Ako’s research on Hong Kong is critical to understanding the interlinked projects of the Chinese Communist Party in laying claim to territories, suppressing dissent in the Mainland and Hong Kong, and extracting foreign labor via precarious contracts, all of which occur against a backdrop of intensified fear that discourages both citizens and the migrant precariat from speaking. These projects serve to fortify Chinese presence and dominance in Asia, which we can see in its building of military infrastructure in the West Philippine Sea, the Hambantota port, and other emerging Chinese bases needed to shore up an expanding regime.

Post (Conference) Script

The description of the invitation to the Human Rights Colloquium asks pertinent questions relevant to conversations happening today amid situations that are further exacerbated by the pandemic continuing to deepen global inequality—namely, “are we witnessing a global ‘backsliding’ in human rights protection?” and “what challenges do the duty bearers of human rights face amidst various environments and circumstances?” The invitation writes that efforts to protect human rights are already challenging as conflict and violence that disproportionately affect women and children endures. Organizers of the event write that within these challenges, we must continue to find ways to engage with each other to find solutions. Academia is certainly a critical venue to host these conversations, but as an institution with access to funding and prestige, it is also a privileged space. As we continue to talk about human rights and other urgent conversations falling within the broad topic of “Life and its Value for Future Society,” we must continue to highlight members of the community and their actions and perspectives on the ground which enrich our perspectives.

 

References:

Dorussen, Han, and Marian de Vooght. 2022. “The Local Perception of Peacekeepers.” In The Handbook of Peacekeeping and International Relations, edited by Han Dorussen. Edward Elgar.
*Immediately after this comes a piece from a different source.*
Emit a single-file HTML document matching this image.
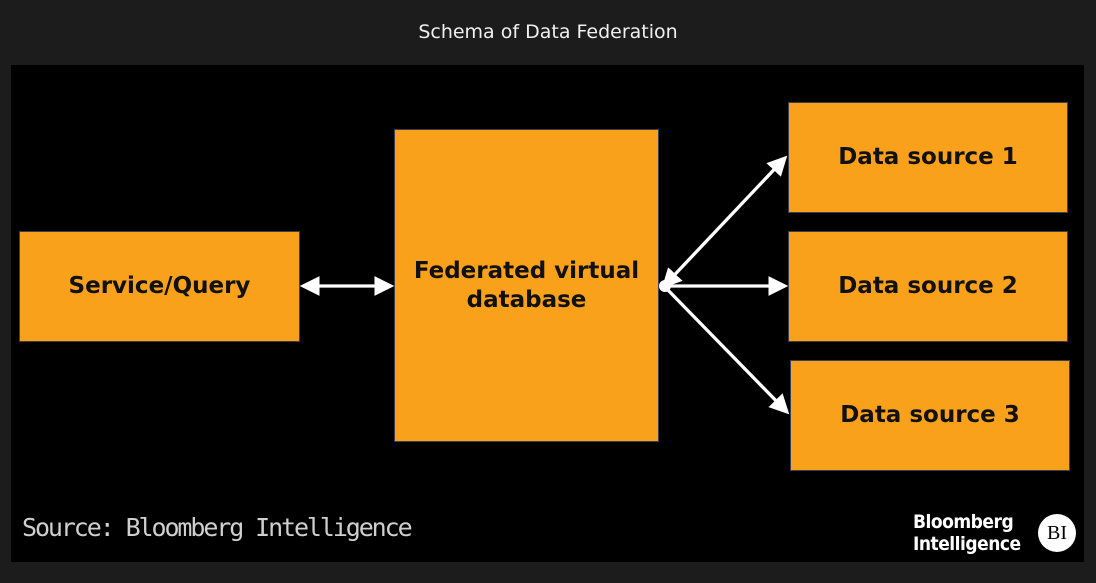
<!DOCTYPE html>
<html><head><style>
body{margin:0;width:1096px;height:583px;background:#1c1c1c;position:relative;overflow:hidden;font-family:"Liberation Sans","DejaVu Sans",sans-serif}
.t{position:absolute;top:21px;left:0;width:1096px;text-align:center;color:#f0f0f0;font-size:19px;font-family:"DejaVu Sans",sans-serif}
.p{position:absolute;left:11px;top:65px;width:1073px;height:497px;background:#000}
.b{position:absolute;background:#f9a11b;border:1px solid #3a3f55;box-sizing:border-box;display:flex;align-items:center;justify-content:center;text-align:center;font-weight:bold;font-size:23px;color:#111;line-height:29px;font-family:"DejaVu Sans",sans-serif}
.src{position:absolute;left:22px;top:513px;color:#cfcfcf;font-size:25px;font-family:"DejaVu Sans Mono","Liberation Mono",monospace;letter-spacing:-2.1px}
.bl{position:absolute;left:913px;top:511px;color:#fff;font-size:19px;line-height:22px;font-weight:bold;font-family:"DejaVu Sans Condensed","Liberation Sans Narrow",sans-serif;letter-spacing:-0.5px}
.bi{position:absolute;left:1038px;top:514px;width:38px;height:38px;border-radius:50%;background:#fff;color:#000;font-family:"Liberation Serif",serif;font-size:20px;display:flex;align-items:center;justify-content:center}
</style></head><body>
<div class="t">Schema of Data Federation</div>
<div class="p"></div>
<div class="b" style="left:19px;top:231px;width:281px;height:111px">Service/Query</div>
<div class="b" style="left:394px;top:129px;width:265px;height:313px">Federated virtual<br>database</div>
<div class="b" style="left:788px;top:102px;width:280px;height:111px">Data source 1</div>
<div class="b" style="left:788px;top:231px;width:280px;height:111px">Data source 2</div>
<div class="b" style="left:790px;top:360px;width:280px;height:111px">Data source 3</div>
<svg width="1096" height="583" style="position:absolute;left:0;top:0">
<defs><marker id="a" markerWidth="6" markerHeight="6" refX="5" refY="3" orient="auto-start-reverse" markerUnits="strokeWidth"><path d="M0,0 L6,3 L0,6 z" fill="#fff"/></marker></defs>
<g stroke="#fff" stroke-width="3.3" fill="none">
<line x1="303" y1="286" x2="391" y2="286" marker-start="url(#a)" marker-end="url(#a)"/>
<line x1="664" y1="286" x2="785" y2="158" marker-start="url(#a)" marker-end="url(#a)"/>
<line x1="664" y1="286" x2="785" y2="286" marker-end="url(#a)"/>
<line x1="664" y1="286" x2="787" y2="412" marker-end="url(#a)"/>
</g>
<circle cx="665" cy="286" r="6" fill="#fff"/>
</svg>
<div class="src">Source: Bloomberg Intelligence</div>
<div class="bl">Bloomberg<br>Intelligence</div>
<div class="bi">BI</div>
</body></html>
Human Security Unit. 2009. “Human Security in Theory and Practice.” New York: Office for the Coordination of Humanitarian Affairs, United Nations. https://www.unocha.org/sites/dms/HSU/Publications%20and%20Products/Human%20Security%20Tools/Human%20Security%20in%20Theory%20and%20Practice%20English.pdf

Fanon, Frantz. 2004. The Wretched of the Earth. Translated by Richard Philcox. New York: Grove Press. https://www.worldcat.org/title/wretched-of-the-earth-frantz-fanon/oclc/475112468&referer=brief_results.

Kabiling, Genalyn. 2018. “Duterte Pushes for ‘Big Brother Principle’ in Fostering ‘Inclusive Globalization.’” Manila Bulletin, November 18, 2018. https://news.mb.com.ph/2018/11/18/duterte-pushes-for-big-brother-principle-in-fostering-inclusive-globalization/.

Rubinstein, Robert A. 2010. “Peacekeeping and the Return of Imperial Policing.” International Peacekeeping 17 (4): 457–70. https://doi.org/10.1080/13533312.2010.516652.

 

[1] The event was co-organized by the Research Center for Sustainable Peace, International Law Training and Research Hub, and the Center for International Exchange at the Graduate School of Arts and Sciences.